◆ **Exercise brief**
Please output every line of the material as it stands, without the pictures.
------------------------------------------------
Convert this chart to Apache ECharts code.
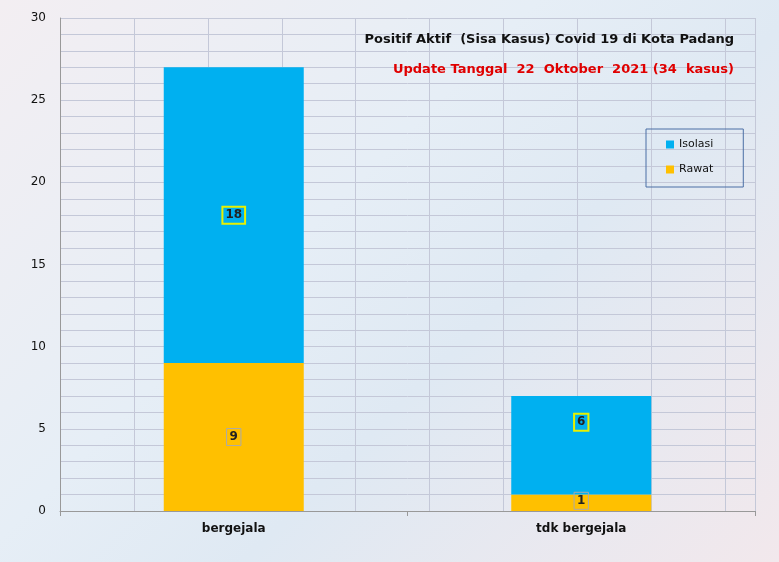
<!DOCTYPE html><html><head><meta charset="utf-8"><script src="https://cdn.jsdelivr.net/npm/echarts@6/dist/echarts.min.js"></script>
<style>html,body{margin:0;padding:0}#c{width:779px;height:562px;background:linear-gradient(135deg,#f3eef2 0%,#e6eef6 40%,#dfe9f3 60%,#f2e8ec 100%)}</style></head><body><div id="c"></div><script>
const categories=['bergejala','tdk bergejala'];
const rawat=[9,1];
const isolasi=[18,6];
const yTicks=[0,5,10,15,20,25,30];
const chart=echarts.init(document.getElementById('c'));
const fontF='"DejaVu Sans", Verdana, sans-serif';
function lab(border,extra){return Object.assign({show:true,position:'inside',color:'#222',fontSize:12,fontWeight:'bold',fontFamily:fontF,borderColor:border,borderWidth:border==='#e8f000'?2:1,padding:[3,3,2,3]},extra||{});}
chart.setOption({
 animation:false,
 grid:{left:60,right:24,top:18,bottom:51},
 title:[{text:'Positif Aktif  (Sisa Kasus) Covid 19 di Kota Padang',right:40,top:28,textStyle:{fontSize:13,fontWeight:'bold',color:'#111',fontFamily:fontF}},
  {text:'Update Tanggal  22  Oktober  2021 (34  kasus)',right:40,top:58,textStyle:{fontSize:13,fontWeight:'bold',color:'#e00000',fontFamily:fontF}}],
 legend:{orient:'vertical',left:646,top:129,width:60,padding:[10,30,12,20],itemGap:14,itemWidth:8,itemHeight:8,icon:'rect',borderColor:'#4a6fa5',borderWidth:1,data:['Isolasi','Rawat'],textStyle:{fontSize:11,fontFamily:fontF,color:'#111'}},
 xAxis:[{type:'category',data:categories,axisTick:{show:true,lineStyle:{color:'#999'}},axisLine:{lineStyle:{color:'#999'}},axisLabel:{fontSize:12,fontWeight:'bold',color:'#111',fontFamily:fontF,margin:12},splitLine:{show:false}},
  {type:'value',min:0,max:9.4,interval:1,position:'top',axisLine:{show:false},axisTick:{show:false},axisLabel:{show:false},splitLine:{show:true,lineStyle:{color:'#c4c8d8'}}}],
 yAxis:{type:'value',min:0,max:30,interval:1,axisLine:{show:true,lineStyle:{color:'#999'}},axisTick:{show:false},
  axisLabel:{fontSize:12,color:'#111',fontFamily:fontF,margin:14,formatter:v=>yTicks.includes(v)?String(v):''},splitLine:{lineStyle:{color:'#c4c8d8'}}},
 series:[
  {name:'Rawat',type:'bar',stack:'a',barWidth:140,data:[rawat[0],{value:rawat[1],label:{offset:[0,-2]}}],itemStyle:{color:'#ffc000'},label:lab('#aaaaaa')},
  {name:'Isolasi',type:'bar',stack:'a',barWidth:140,data:[isolasi[0],{value:isolasi[1],label:{offset:[0,-23]}}],itemStyle:{color:'#00b0f0'},label:lab('#e8f000')}
 ]
});
</script></body></html>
------------------------------------------------
◆ **Final result**
Convert this chart to Apache ECharts code.
<!DOCTYPE html><html><head><meta charset="utf-8"><script src="https://cdn.jsdelivr.net/npm/echarts@6/dist/echarts.min.js"></script>
<style>html,body{margin:0;padding:0}#c{width:779px;height:562px;background:linear-gradient(135deg,#f3eef2 0%,#e6eef6 40%,#dfe9f3 60%,#f2e8ec 100%)}</style></head><body><div id="c"></div><script>
const categories=['bergejala','tdk bergejala'];
const rawat=[9,1];
const isolasi=[18,6];
const yTicks=[0,5,10,15,20,25,30];
const chart=echarts.init(document.getElementById('c'));
const fontF='"DejaVu Sans", Verdana, sans-serif';
function lab(border,extra){return Object.assign({show:true,position:'inside',color:'#222',fontSize:12,fontWeight:'bold',fontFamily:fontF,borderColor:border,borderWidth:border==='#e8f000'?2:1,padding:[3,3,2,3]},extra||{});}
chart.setOption({
 animation:false,
 grid:{left:60,right:24,top:18,bottom:51},
 title:[{text:'Positif Aktif  (Sisa Kasus) Covid 19 di Kota Padang',right:40,top:28,textStyle:{fontSize:13,fontWeight:'bold',color:'#111',fontFamily:fontF}},
  {text:'Update Tanggal  22  Oktober  2021 (34  kasus)',right:40,top:58,textStyle:{fontSize:13,fontWeight:'bold',color:'#e00000',fontFamily:fontF}}],
 legend:{orient:'vertical',left:646,top:129,width:60,padding:[10,30,12,20],itemGap:14,itemWidth:8,itemHeight:8,icon:'rect',borderColor:'#4a6fa5',borderWidth:1,data:['Isolasi','Rawat'],textStyle:{fontSize:11,fontFamily:fontF,color:'#111'}},
 xAxis:[{type:'category',data:categories,axisTick:{show:true,lineStyle:{color:'#999'}},axisLine:{lineStyle:{color:'#999'}},axisLabel:{fontSize:12,fontWeight:'bold',color:'#111',fontFamily:fontF,margin:12},splitLine:{show:false}},
  {type:'value',min:0,max:9.4,interval:1,position:'top',axisLine:{show:false},axisTick:{show:false},axisLabel:{show:false},splitLine:{show:true,lineStyle:{color:'#c4c8d8'}}}],
 yAxis:{type:'value',min:0,max:30,interval:1,axisLine:{show:true,lineStyle:{color:'#999'}},axisTick:{show:false},
  axisLabel:{fontSize:12,color:'#111',fontFamily:fontF,margin:14,formatter:v=>yTicks.includes(v)?String(v):''},splitLine:{lineStyle:{color:'#c4c8d8'}}},
 series:[
  {name:'Rawat',type:'bar',stack:'a',barWidth:140,data:[rawat[0],{value:rawat[1],label:{offset:[0,-2]}}],itemStyle:{color:'#ffc000'},label:lab('#aaaaaa')},
  {name:'Isolasi',type:'bar',stack:'a',barWidth:140,data:[isolasi[0],{value:isolasi[1],label:{offset:[0,-23]}}],itemStyle:{color:'#00b0f0'},label:lab('#e8f000')}
 ]
});
</script></body></html>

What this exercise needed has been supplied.